Service Veterans from the Royal Regiment of Fusiliers, the Royal Warwickshire Regiment and other ex-service organisations from across the county gathered in tribute to remember the Sword Beach D-Day actions of the ‘Royal Warwicks' which took place 69 years ago on Jun 6th 1944.
The Drums of the Band of 121 (Nuneaton) Squadron Air Training Corps, led a colourful parade of Standards, ex service and cadet contingents as they marched through Nuneaton's Riversly Park to the town's War Memorial where wreaths were laid in remembrance of all those who gave their lives in the service of their country. The drummers then led the way through the park to the Royal Warwickshire Regiment Memorial for an open air service to remember the men of the ‘Royal Warwicks' who took part in the biggest seaborne invasion in history.
As old soldiers of the Royal Warwickshire Regiment, members of other ex-service associations together with cadet contingents and members of the public stood in silent remembrance, the bugler sounded the Last Post and the standards were dipped in salute at the beginning of the silence.
After the service, Former Nuneaton and Bedworth mayor Don Jacques, who served briefly with the Royal Warwickshire Regiment, said "In 1940, the Royal Warwickshire Regiment lost a lot of men fighting a rear-guard action at Dunkirk, and there was an atrocity involving our boys shortly afterwards. Four years later, on D-Day, the regiment went back into France and suffered more losses. "It is right and proper that we should remember those who made the ultimate sacrifice."

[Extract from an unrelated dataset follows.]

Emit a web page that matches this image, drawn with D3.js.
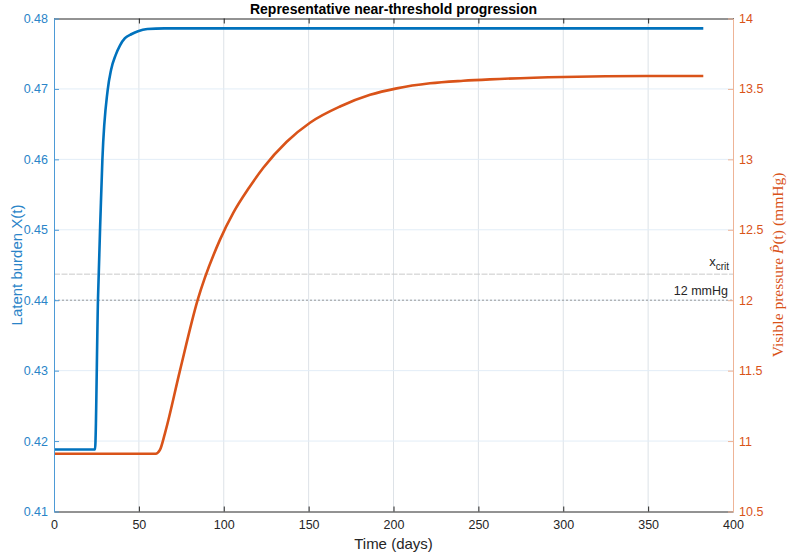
<!DOCTYPE html>
<html>
<head>
<meta charset="utf-8">
<script src="https://cdn.jsdelivr.net/npm/d3@7"></script>
<style>
  body { margin: 0; background: #fff; }
  text { font-family: Helvetica, Arial, "Liberation Sans", sans-serif; }
</style>
</head>
<body>
<div id="chart-area"></div>
<script>
const MARGIN = { LEFT: 54, RIGHT: 62, TOP: 18.5, BOTTOM: 45.5 }
const WIDTH = 795 - MARGIN.LEFT - MARGIN.RIGHT
const HEIGHT = 557 - MARGIN.TOP - MARGIN.BOTTOM

// Data
const latentDays = [0, 24.15, 25.9, 27.5, 28.5, 31.6, 33.6, 36.3, 38.9, 41.8, 45.8, 49.5, 55, 65, 382.5]
const latentVals = [0.4188, 0.4188, 0.4400, 0.4528, 0.4599, 0.4698, 0.4727, 0.4748, 0.4762, 0.4772, 0.4778, 0.4782, 0.4785, 0.4786, 0.4786]

const pressureDays = [0, 59.9, 62.4, 65.4, 74.2, 84.6, 97.8, 105.6, 115, 123.3, 137.1, 150.8, 168.5, 186.2, 201.9, 221.5, 241.1, 256.8, 300, 349, 382.5]
const pressureVals = [10.91, 10.91, 10.937, 11.057, 11.5, 12.0, 12.43, 12.62, 12.8, 12.94, 13.125, 13.26, 13.375, 13.458, 13.504, 13.54, 13.558, 13.568, 13.585, 13.592, 13.592]

const xTicks = [0, 50, 100, 150, 200, 250, 300, 350, 400]
const leftTicks = [0.41, 0.42, 0.43, 0.44, 0.45, 0.46, 0.47, 0.48]
const rightTicks = [10.5, 11, 11.5, 12, 12.5, 13, 13.5, 14]

const xCrit = 0.4437
const pressureLimit = 12

const BLUE = "#0072BD"
const ORANGE = "#D95319"
const INK = "#262626"

const svg = d3.select("#chart-area").append("svg")
    .attr("width", WIDTH + MARGIN.LEFT + MARGIN.RIGHT)
    .attr("height", HEIGHT + MARGIN.TOP + MARGIN.BOTTOM)

const g = svg.append("g")
    .attr("transform", `translate(${MARGIN.LEFT}, ${MARGIN.TOP})`)

// Scales
const x = d3.scaleLinear().domain([0, 400]).range([0, WIDTH])
const yL = d3.scaleLinear().domain([0.41, 0.48]).range([HEIGHT, 0])
const yR = d3.scaleLinear().domain([10.5, 14]).range([HEIGHT, 0])

// Grid
g.selectAll(".vgrid").data(xTicks.slice(1, -1)).enter().append("line")
    .attr("x1", d => x(d)).attr("x2", d => x(d))
    .attr("y1", 0).attr("y2", HEIGHT)
    .attr("stroke", "#dde2e7").attr("stroke-width", 1)
g.selectAll(".hgrid").data(leftTicks.slice(1, -1)).enter().append("line")
    .attr("x1", 0).attr("x2", WIDTH)
    .attr("y1", d => yL(d)).attr("y2", d => yL(d))
    .attr("stroke", "#e2edf7").attr("stroke-width", 1)

// Threshold lines
g.append("line")
    .attr("x1", 0).attr("x2", WIDTH)
    .attr("y1", yL(xCrit)).attr("y2", yL(xCrit))
    .attr("stroke", "#c9c9c9").attr("stroke-width", 1)
    .attr("stroke-dasharray", "6,1.5")
g.append("line")
    .attr("x1", 0).attr("x2", WIDTH)
    .attr("y1", yR(pressureLimit)).attr("y2", yR(pressureLimit))
    .attr("stroke", "#9a9a9a").attr("stroke-width", 1)
    .attr("stroke-dasharray", "2,2")

const critLabel = g.append("text")
    .attr("x", WIDTH - 4).attr("y", yL(xCrit) - 8)
    .attr("text-anchor", "end")
    .attr("font-size", "13px").attr("fill", INK)
critLabel.append("tspan").text("x")
critLabel.append("tspan").attr("dy", 4).attr("font-size", "10px").text("crit")

g.append("text")
    .attr("x", WIDTH - 5).attr("y", yR(pressureLimit) - 5)
    .attr("text-anchor", "end")
    .attr("font-size", "12.5px").attr("fill", INK)
    .text("12 mmHg")

// Lines
const latentLine = d3.line()
    .x((d, i) => x(latentDays[i]))
    .y(d => yL(d))
    .curve(d3.curveMonotoneX)
const pressureLine = d3.line()
    .x((d, i) => x(pressureDays[i]))
    .y(d => yR(d))
    .curve(d3.curveMonotoneX)

g.append("path").datum(latentVals)
    .attr("d", latentLine)
    .attr("fill", "none").attr("stroke", BLUE).attr("stroke-width", 2.6)
g.append("path").datum(pressureVals)
    .attr("d", pressureLine)
    .attr("fill", "none").attr("stroke", ORANGE).attr("stroke-width", 2.6)

// X Axis (bottom + top box edge)
const xAxisCall = d3.axisBottom(x).tickValues(xTicks).tickSizeInner(-5).tickSizeOuter(0).tickPadding(9)
const xAxis = g.append("g")
    .attr("transform", `translate(0, ${HEIGHT})`)
    .call(xAxisCall)
xAxis.select(".domain").attr("stroke", INK)
xAxis.selectAll(".tick line").attr("stroke", INK)
xAxis.selectAll(".tick text").attr("fill", INK).attr("font-size", "12.5px")
    .style("font-family", "Helvetica, Arial, 'Liberation Sans', sans-serif")

const topAxis = g.append("g")
    .call(d3.axisTop(x).tickValues(xTicks).tickSizeInner(-5).tickSizeOuter(0).tickFormat(""))
topAxis.select(".domain").attr("stroke", INK)
topAxis.selectAll(".tick line").attr("stroke", INK)

// Left Y Axis
const yAxisL = g.append("g")
    .call(d3.axisLeft(yL).tickValues(leftTicks).tickFormat(d3.format(".2f")).tickSizeInner(-5).tickSizeOuter(0).tickPadding(6))
yAxisL.select(".domain").attr("stroke", "#4d9ad6")
yAxisL.selectAll(".tick line").attr("stroke", "#4d9ad6")
yAxisL.selectAll(".tick text").attr("fill", "#2a84c8").attr("font-size", "12.5px")
    .style("font-family", "Helvetica, Arial, 'Liberation Sans', sans-serif")

// Right Y Axis
const yAxisR = g.append("g")
    .attr("transform", `translate(${WIDTH}, 0)`)
    .call(d3.axisRight(yR).tickValues(rightTicks).tickFormat(d => String(d)).tickSizeInner(-5).tickSizeOuter(0).tickPadding(6))
yAxisR.select(".domain").attr("stroke", "#eeb497")
yAxisR.selectAll(".tick line").attr("stroke", "#eeb497")
yAxisR.selectAll(".tick text").attr("fill", ORANGE).attr("font-size", "12.5px")
    .style("font-family", "Helvetica, Arial, 'Liberation Sans', sans-serif")

// Labels
svg.append("text")
    .attr("x", MARGIN.LEFT + WIDTH / 2).attr("y", 14)
    .attr("text-anchor", "middle")
    .attr("font-size", "14px").attr("font-weight", "bold").attr("fill", "#000")
    .text("Representative near-threshold progression")

svg.append("text")
    .attr("x", MARGIN.LEFT + WIDTH / 2).attr("y", 549)
    .attr("text-anchor", "middle")
    .attr("font-size", "15px").attr("fill", INK)
    .text("Time (days)")

svg.append("text")
    .attr("transform", `translate(22, ${MARGIN.TOP + HEIGHT / 2}) rotate(-90)`)
    .attr("text-anchor", "middle")
    .attr("font-size", "15px").attr("fill", "#2a84c8")
    .text("Latent burden X(t)")

const rLabel = svg.append("text")
    .attr("transform", `translate(783, ${MARGIN.TOP + HEIGHT / 2}) rotate(-90)`)
    .attr("text-anchor", "middle")
    .attr("font-size", "15.5px").attr("fill", ORANGE)
    .style("font-family", "'Liberation Serif', 'DejaVu Serif', serif")
rLabel.append("tspan").text("Visible pressure ")
rLabel.append("tspan").attr("font-style", "italic").text("P\u0302")
rLabel.append("tspan").text("(t)  (mmHg)")
</script>
</body>
</html>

Flight Lieutenant Paul Hincks Officer Commanding 121 ( Nuneaton ) Squadron said, “We are always glad to be given the opportunity to take part in ex service community events like this. So many young people today have no idea what it must have been like for those men, not much older than themselves who went through so much on those beaches and we will do our best to ensure that their actions are not forgotten.”